“The triggers for my career decisions have constantly evolved… and I’m glad I paid attention to each of them.
As an Economics Masters’ student, I was fascinated with Empirical Research. The big plan was to continue my education in the research world through a PhD/ MPhil.
But fate had something else in store for me. My father met with a serious accident that caused financial constraints at home, and my first career motivator became finding a job that paid well.
Early into my first job at a Market Research firm, I found my second (and key) motivator – work satisfaction. This propelled me into the world of Analytics where I spent the next 10 glorious years.

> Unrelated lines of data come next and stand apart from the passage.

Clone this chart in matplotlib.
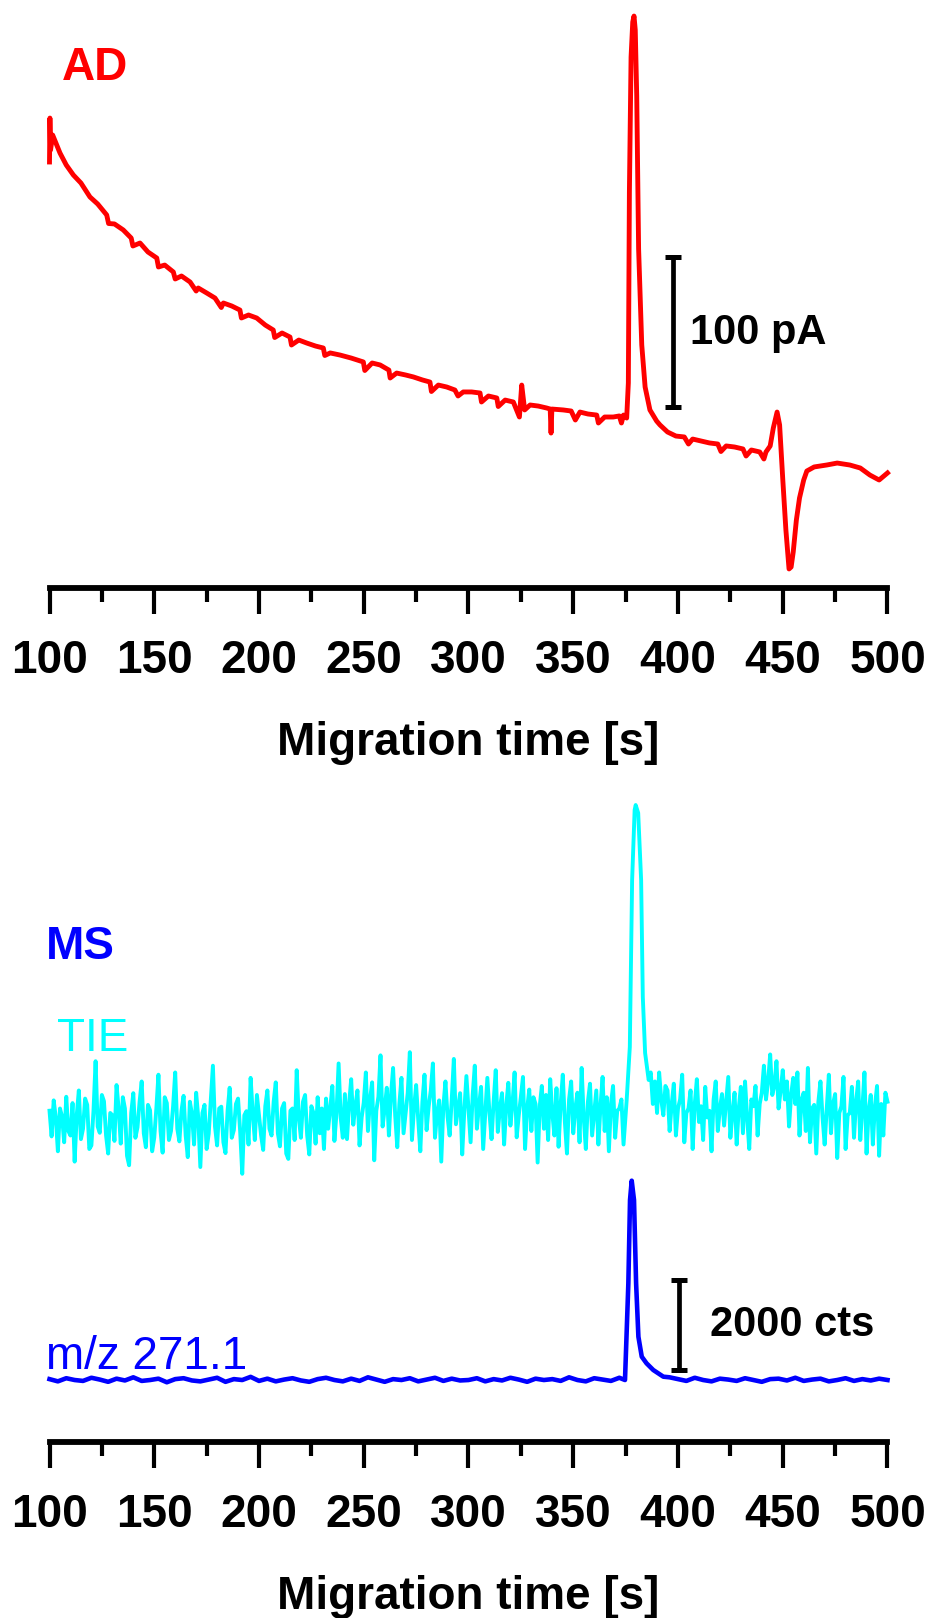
import numpy as np
import matplotlib
matplotlib.use("Agg")
import matplotlib.pyplot as plt
from matplotlib.ticker import MultipleLocator

plt.rcParams['font.family'] = ['Liberation Sans', 'DejaVu Sans']

# ---- AD trace (current, pA; 0 = axis line) ----
RED_T = [100.0, 100.2, 100.5, 101.5, 105, 108, 111.4, 115, 119.3, 123,
         127.3, 128.2, 131, 135.2, 139, 139.8, 143.2, 147, 151.2, 152,
         155, 159.1, 160, 163, 167.1, 170, 171, 175, 179, 182,
         183, 187, 190.9, 191.6, 195, 198.9, 203, 206.8, 207.5, 211,
         214.8, 215.5, 219, 222.8, 227, 230.7, 231.4, 234, 238.7, 244,
         249.8, 250.5, 254, 257.8, 262, 262.6, 265.7, 270, 273.7, 278,
         281.6, 282.3, 285.6, 289.6, 293.5, 295, 297.5, 301.5, 305.5, 306.2,
         309.5, 313.5, 314.2, 317.5, 321.4, 324.3, 325.4, 326.8, 329.4, 333.3,
         337.3, 339.0, 339.4, 339.8, 345.2, 349, 351, 353.2, 357, 361.2,
         362, 365, 369.1, 372, 373, 374, 375.5, 376.3, 376.8, 377.6,
         378.4, 379.0, 379.6, 380.3, 381.2, 382.7, 384.3, 386.6, 389.8, 391.4,
         395, 399, 403, 405, 407, 411, 415, 419, 420.5, 423,
         427, 431, 432.5, 435, 439, 441, 442, 444, 445.5, 447.3,
         448.5, 450, 451.5, 453, 454, 455, 456.5, 458, 460, 461.5,
         465, 471, 476, 482, 487, 491.6, 496, 500]
RED_PA = [284, 313.3, 292, 302, 290, 282, 275.3, 270, 260.7, 256,
          248.7, 243, 242.7, 238.7, 233.3, 228, 230, 224, 220, 214,
          215.3, 210.7, 206, 208, 204, 198, 200, 196.7, 193.3, 187,
          190, 188, 185.3, 180, 182, 180, 175.3, 172, 167, 170,
          167.3, 162, 165.3, 163.3, 161.3, 160, 155, 156.7, 155.3, 153.3,
          150.7, 145, 150, 148.7, 145.3, 140, 143.3, 142, 140.7, 138.7,
          137.3, 131, 135.3, 134, 132, 128, 130.7, 130.7, 130, 124,
          128, 126.7, 121, 125.3, 124, 114, 135.3, 118.7, 122, 121.3,
          120, 119.3, 103.3, 119.3, 118.7, 118, 112, 117.3, 116, 115.3,
          110, 114, 114, 114.7, 110, 115.3, 113.3, 136.7, 264, 354,
          377.3, 381.3, 372, 328, 226, 162, 134, 118.7, 111.3, 108.7,
          104, 101.3, 100.7, 96, 99.3, 98, 96.7, 96, 91, 94.7,
          94, 92.7, 88, 92, 90.7, 86, 90.7, 94.7, 106.7, 117.3,
          108.7, 72.7, 38.7, 12.7, 14, 24, 45.3, 60, 72, 78,
          80.7, 82, 83.3, 82, 80, 75.3, 72, 76.7]

# ---- MS traces (counts, relative to each trace level) ----
TIE_LEVEL = 7104
MZ_LEVEL = 1376
TIE_DT = 1.0
# t = 100 ... 374 s
TIE_PRE = [250, -320, 480, 100, -650, 300, 120, -450, 560, -200,
           -300, 420, -880, 150, 700, -380, -150, 520, 380, -600,
           -520, 250, 1350, -100, -240, 600, 460, -300, -700, 200,
           150, -420, 820, 300, -480, 550, 300, -750, -960, 200,
           640, -350, -120, 450, 900, -250, -560, 380, 260, -650,
           -350, 300, 1050, -200, -680, 550, 420, -400, -200, 350,
           1100, -150, -430, 250, 580, -300, -780, 450, 180, -500,
           650, 100, -1000, 200, 380, -600, -260, 500, 1250, -100,
           -520, 300, 340, -450, -690, 250, 760, -350, -180, 400,
           520, -200, -1150, 150, 240, -500, 980, 200, -400, 600,
           160, -300, -620, 350, 700, -150, -300, 450, 880, -250,
           -540, 300, 420, -700, -820, 250, 300, -400, 1150, 100,
           -350, 450, 600, -300, -720, 350, 200, -480, 550, -250,
           300, -600,
           520, -150, 300, 800, -420, 200, 1300, 90, -350, 620,
           -380, 400, 950, -60, 350, 700, -520, 100, 430, 1100,
           -200, 500, 880, -850, 250, 560, 1480, -100, 300, 760,
           -300, 600, 1200, 150, -560, 400, 980, -250, 200, 650,
           1550, -400, 300, 820, 50, -650, 450, 1050, -180, 350,
           700, 1300, -350, 200, 480, -880, 350, 900, 120, -300,
           500, 1400, -50, 300, 640, -720, 250, 1020, 300, -450,
           600, 1250, -150, 350, 780, -600, 200, 980, 200, -380,
           450, 1150, -220, 300, 640, -500, 350, 870, -80, 400,
           1100, -340, 150, 560, 1000, -600, 300, 720, -200, 550,
           400, -900, 350, 800, -150, 600, -400, 950, 200, -300,
           750, -550, 400, 1050, 0, -700, 500, 900, -250, 300,
           650, -450, 1200, 100, -600, 450, 850, -300, 200, 700,
           -500, 350, 1000, -200, 550, -650, 400, 800, -350, 250,
           300, 500, -500]
TIE_PEAK_T = [375.5, 377.0, 378.1, 379.3, 379.8, 381.0, 382.4, 383.2, 384.3, 386.0]
TIE_PEAK = [488, 1665, 5372, 6926, 7037, 6860, 5372, 2775, 1532, 932]
# t = 387 ... 500 s
TIE_POST = [1100, 400, 900, 200, 1100, 500, 150, 800, 700, -200,
            400, 850, -300, 300, 500, 1050, -450, 200, 300, 700,
            -600, 400, 950, 0, 350, -400, 780, 100, 250, -650,
            500, 900, -200, 300, 620, -80, 450, 1000, -350, 200,
            650, -500, 300, 780, -250, 900, 100, -600, 500, 350,
            800, -300, 400, 650, 1250, 500, 900, 1500, 600, 800,
            1350, 300, 700, 1150, 500, 900, -100, 600, 980, 400,
            1100, -300, 500, 650, -200, 1200, -450, 300, 380, -700,
            450, 900, 100, -500, 300, 1050, -250, 400, 620, -800,
            200, 350, 1000, -600, 150, 200, 780, -350, 450, 900,
            -400, 300, 1100, -700, 250, 600, -500, 350, 800, -750,
            400, -300, 650, 450]

MZ_DT = 4.0
MZ_PRE = [20, -30, 40, 0, -20, 50, 10, -40, 30, -10,
          60, -20, 0, 30, -50, 20, 40, -10, -30, 10,
          50, -40, 20, 0, 70, -20, 30, -30, 10, 40,
          -10, -40, 20, 50, 0, -30, 30, -20, 60, 10,
          -40, 20, 0, 40, -30, 10, 50, -20, 30, -10,
          0, 40, -30, 20, -10, 50, 10, -40, 30, 0,
          20, -20, 60, 0, -30, 40, 10, -20, 50]
MZ_PEAK_T = [374.7, 376.3, 377.1, 377.9, 379.0, 380.0, 381.1, 382.7, 385.0, 388.2, 393.0]
MZ_PEAK = [0, 2146, 3996, 4425, 3996, 2146, 960, 518, 370, 222, 74]
MZ_POST = [60, 20, -20, 50, 0, -30, 30, 10, -20, 40,
           0, -40, 20, 30, -10, 50, -20, 10, 30, -30,
           0, 40, -20, 20, -10, 30, 0]

TICKS = [100, 150, 200, 250, 300, 350, 400, 450, 500]

# sampled time axes
tie_t = np.concatenate([100 + TIE_DT * np.arange(len(TIE_PRE)), TIE_PEAK_T,
                        387 + TIE_DT * np.arange(len(TIE_POST))])
tie_y = TIE_LEVEL + np.array(TIE_PRE + TIE_PEAK + TIE_POST, dtype=float)
mz_t = np.concatenate([100 + MZ_DT * np.arange(len(MZ_PRE)), MZ_PEAK_T,
                       396 + MZ_DT * np.arange(len(MZ_POST))])
mz_y = MZ_LEVEL + np.array(MZ_PRE + MZ_PEAK + MZ_POST, dtype=float)

W, H = 929, 1618
fig = plt.figure(figsize=(W / 100, H / 100), dpi=100)
ax1 = fig.add_axes([49.5 / W, (H - 588) / H, 838 / W, 588 / H])
ax2 = fig.add_axes([49.5 / W, (H - 1442) / H, 838 / W, (1442 - 770) / H])

FS = 33


def style_axis(ax):
    for s in ("left", "right", "top"):
        ax.spines[s].set_visible(False)
    ax.spines["bottom"].set_linewidth(4.2)
    ax.set_xlim(100, 500)
    ax.set_yticks([])
    ax.xaxis.set_major_locator(MultipleLocator(50))
    ax.xaxis.set_minor_locator(MultipleLocator(25))
    ax.tick_params(axis="x", which="major", direction="out", length=19, width=3.0, pad=18)
    ax.tick_params(axis="x", which="minor", direction="out", length=10, width=3.0)
    ax.set_xticks(TICKS)
    ax.set_xticklabels([str(t) for t in TICKS], fontsize=FS, fontweight="bold")
    ax.set_xlabel("Migration time [s]", fontsize=FS, fontweight="bold", labelpad=27)
    ax.patch.set_alpha(0)


# AD panel
ax1.plot(RED_T, RED_PA, color="#FF0000", lw=3.5, solid_joinstyle="round", clip_on=False)
ax1.set_ylim(0, 392)
style_axis(ax1)
ax1.text(106, 347, "AD", color="#FF0000", fontsize=FS, fontweight="bold", va="center", ha="left")
ax1.errorbar([397.6], [170.7], yerr=[50], fmt="none", ecolor="black", elinewidth=3.4,
             capsize=6, capthick=3.6)
ax1.text(405.7, 170, "100 pA", fontsize=30, fontweight="bold", va="center", ha="left")

# MS panel
ax2.plot(tie_t, tie_y, color="#00FFFF", lw=2.8, clip_on=False)
ax2.plot(mz_t, mz_y, color="#0000FF", lw=3.3, clip_on=False)
ax2.set_ylim(0, 672 * 22.2)
style_axis(ax2)
ax2.text(98.3, 10989, "MS", color="#0000FF", fontsize=FS, fontweight="bold", va="center", ha="left")
ax2.text(103.6, 8947, "TIE", color="#00FFFF", fontsize=FS, va="center", ha="left")
ax2.text(98.3, 1887, "m/z 271.1", color="#0000FF", fontsize=FS, va="center", ha="left")
ax2.errorbar([400.5], [2597], yerr=[1000], fmt="none", ecolor="black", elinewidth=3.4,
             capsize=6, capthick=3.6)
ax2.text(415.3, 2597, "2000 cts", fontsize=30, fontweight="bold", va="center", ha="left")

fig.savefig("out.png", dpi=100)
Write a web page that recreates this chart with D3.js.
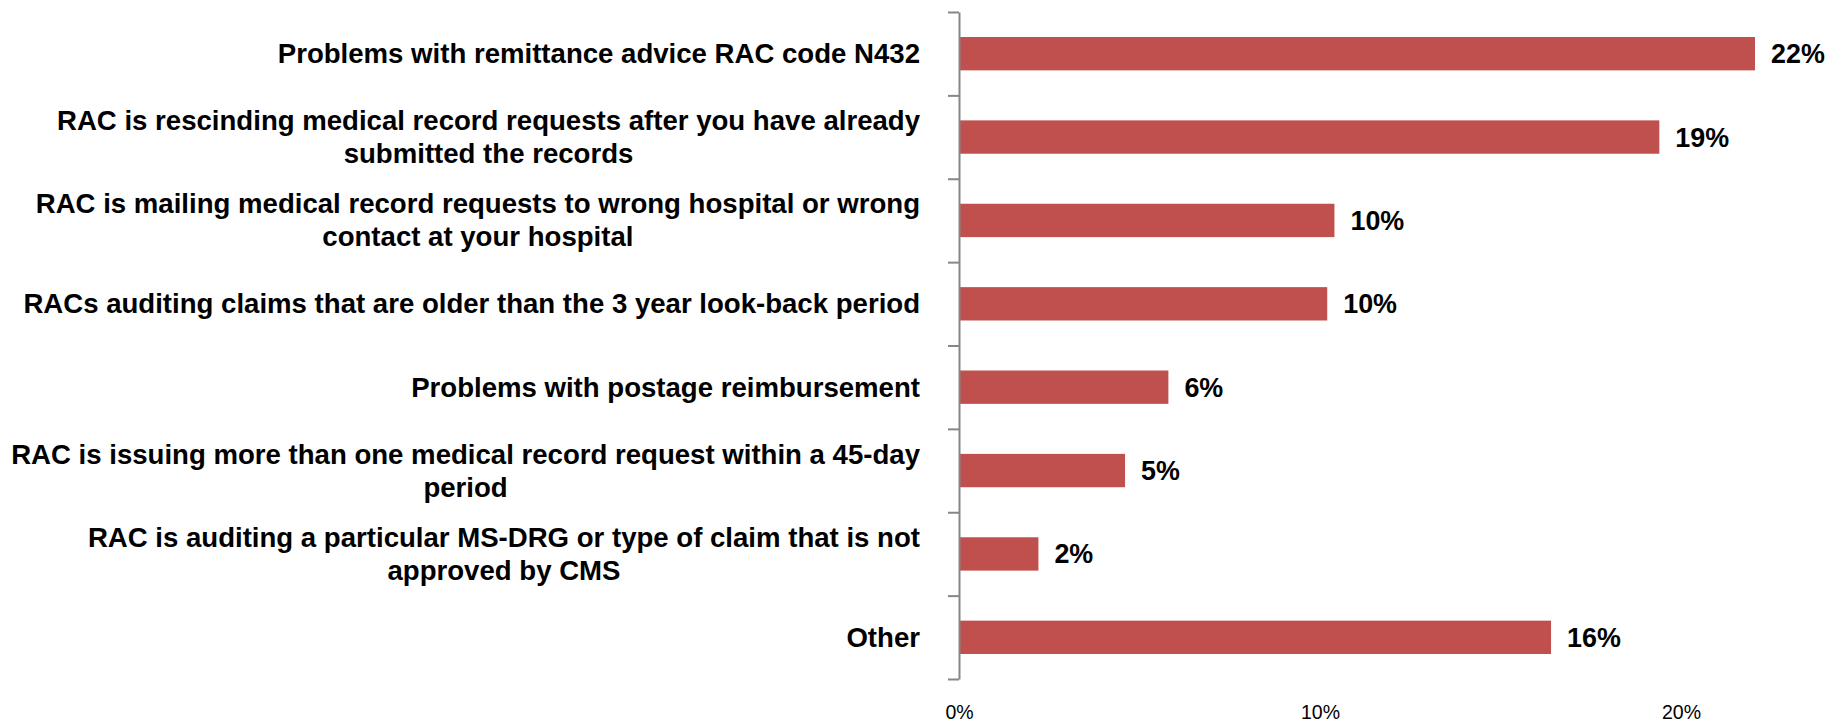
<!DOCTYPE html>
<html>
<head>
<meta charset="utf-8">
<script src="https://cdn.jsdelivr.net/npm/d3@7"></script>
<style>
  body { margin: 0; background: #ffffff; }
  svg text { font-family: "Liberation Sans", Arial, sans-serif; }
</style>
</head>
<body>
<svg id="chart" width="1843" height="721"></svg>
<script>
// Survey responses: problems reported with RAC (Recovery Audit Contractor) activity
const categories = [
  ["Problems with remittance advice RAC code N432"],
  ["RAC is rescinding medical record requests after you have already", "submitted the records"],
  ["RAC is mailing medical record requests to wrong hospital or wrong", "contact at your hospital"],
  ["RACs auditing claims that are older than the 3 year look-back period"],
  ["Problems with postage reimbursement"],
  ["RAC is issuing more than one medical record request within a 45-day", "period"],
  ["RAC is auditing a particular MS-DRG or type of claim that is not", "approved by CMS"],
  ["Other"]
];
const shares = [0.2205, 0.194, 0.104, 0.102, 0.058, 0.046, 0.022, 0.164];
const tickValues = [0, 0.1, 0.2];

const svg = d3.select("#chart");
const axisX = 959, plotTop = 12, plotBottom = 679;
const labelRight = 920;
const barColor = "#C0504D";
const axisColor = "#868686";
const fontSize = 28;
const lineGap = 33;

const idx = d3.range(categories.length);
const x = d3.scaleLinear().domain([0, 0.25]).range([axisX, axisX + 361 * 2.5]);
const y = d3.scaleBand().domain(idx).range([plotTop, plotBottom]).paddingInner(0.6).paddingOuter(0.3);
const edges = d3.scaleLinear().domain([0, categories.length]).range([plotTop, plotBottom]);

// bars
svg.append("g").selectAll("rect")
  .data(idx)
  .join("rect")
  .attr("x", x(0))
  .attr("y", i => y(i))
  .attr("width", i => x(shares[i]) - x(0))
  .attr("height", y.bandwidth())
  .attr("fill", barColor);

// category axis with tick marks between categories
const yAxis = svg.append("g")
  .attr("transform", `translate(${axisX},0)`)
  .call(d3.axisLeft(edges).tickValues(d3.range(categories.length + 1)).tickSize(11).tickSizeOuter(0).tickFormat(""));
yAxis.select(".domain").attr("stroke", axisColor).attr("stroke-width", 2);
yAxis.selectAll(".tick line").attr("stroke", axisColor).attr("stroke-width", 2);

// condensed text
function condense(sel, factor) {
  sel.each(function () {
    const w = this.getComputedTextLength();
    d3.select(this).attr("textLength", w * factor).attr("lengthAdjust", "spacingAndGlyphs");
  });
}

// category labels: block right-aligned, lines centered on each other
const labelSqueeze = 0.985;
const labelG = svg.append("g");
idx.forEach(i => {
  const lines = categories[i];
  const cy = y(i) + y.bandwidth() / 2;
  const g = labelG.append("g");
  const texts = g.selectAll("text")
    .data(lines)
    .join("text")
    .attr("font-size", fontSize)
    .attr("font-weight", "bold")
    .attr("fill", "#000")
    .attr("dominant-baseline", "central")
    .text(d => d);
  const widths = [];
  texts.each(function () { widths.push(this.getComputedTextLength() * labelSqueeze); });
  condense(texts, labelSqueeze);
  const maxW = d3.max(widths);
  const n = lines.length;
  texts
    .attr("text-anchor", n > 1 ? "middle" : "end")
    .attr("x", n > 1 ? labelRight - maxW / 2 : labelRight)
    .attr("y", (d, k) => cy + (k - (n - 1) / 2) * lineGap);
});

// value labels
const fmt = d3.format(".0%");
svg.append("g").selectAll("text")
  .data(idx)
  .join("text")
  .attr("x", i => x(shares[i]) + 16)
  .attr("y", i => y(i) + y.bandwidth() / 2)
  .attr("dominant-baseline", "central")
  .attr("font-size", fontSize)
  .attr("font-weight", "bold")
  .attr("fill", "#000")
  .text(i => fmt(shares[i]))
  .call(condense, 0.96);

// value axis labels
const xAxis = svg.append("g")
  .attr("transform", `translate(0,${plotBottom})`)
  .call(d3.axisBottom(x).tickValues(tickValues).tickFormat(d3.format(".0%")).tickSize(0).tickPadding(0));
xAxis.select(".domain").remove();
xAxis.selectAll(".tick text")
  .attr("font-size", 21)
  .attr("font-family", "Liberation Sans, Arial, sans-serif")
  .attr("fill", "#000")
  .attr("dy", null)
  .attr("y", 32)
  .attr("dominant-baseline", "central")
  .call(condense, 0.93);
</script>
</body>
</html>
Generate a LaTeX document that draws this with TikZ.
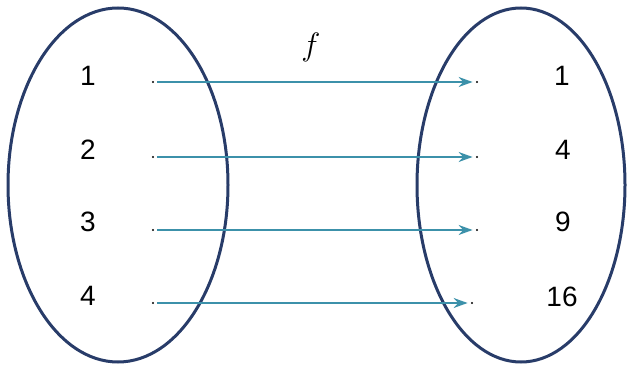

Despite staying rooted to analytics, I managed to explore. From Consultancy and E-commerce to Banking, I tried it all and learnt a lot through the process. But in a space dominated by IITians and MBA grads, I had to work hard and fight my way to even land an interview. Attending 7 interviews when everyone else skated by with 3 and accepting positions well below my current designation became my reality, but I was ready for it.
Through my journey, I also had to make some tough (and sometimes counterintuitive) career decisions. When I realised I preferred a collaborative work environment to the competitive one in consultancy, I gave up the coveted H-1B US visa and came back to India. When I had to choose between career growth and personal life, I gave up my promotion and moved locations to be with my then-boyfriend, now-husband.
But thinking back, the clarity I had in my priorities was critical in my career journey. I had to work hard to make up for the opportunities I gave up and ask for what I wanted to create new ones. And these 2 practices became the key ingredients to my success.
Through my 10 years in Analytics (6 at my dream job in American Express) I discovered yet another motivator – the eagerness to learn. So, when I felt like I’d hit my learning peak in Analytics, I jumped ship to pursue a career in a brand new domain – Product Management.”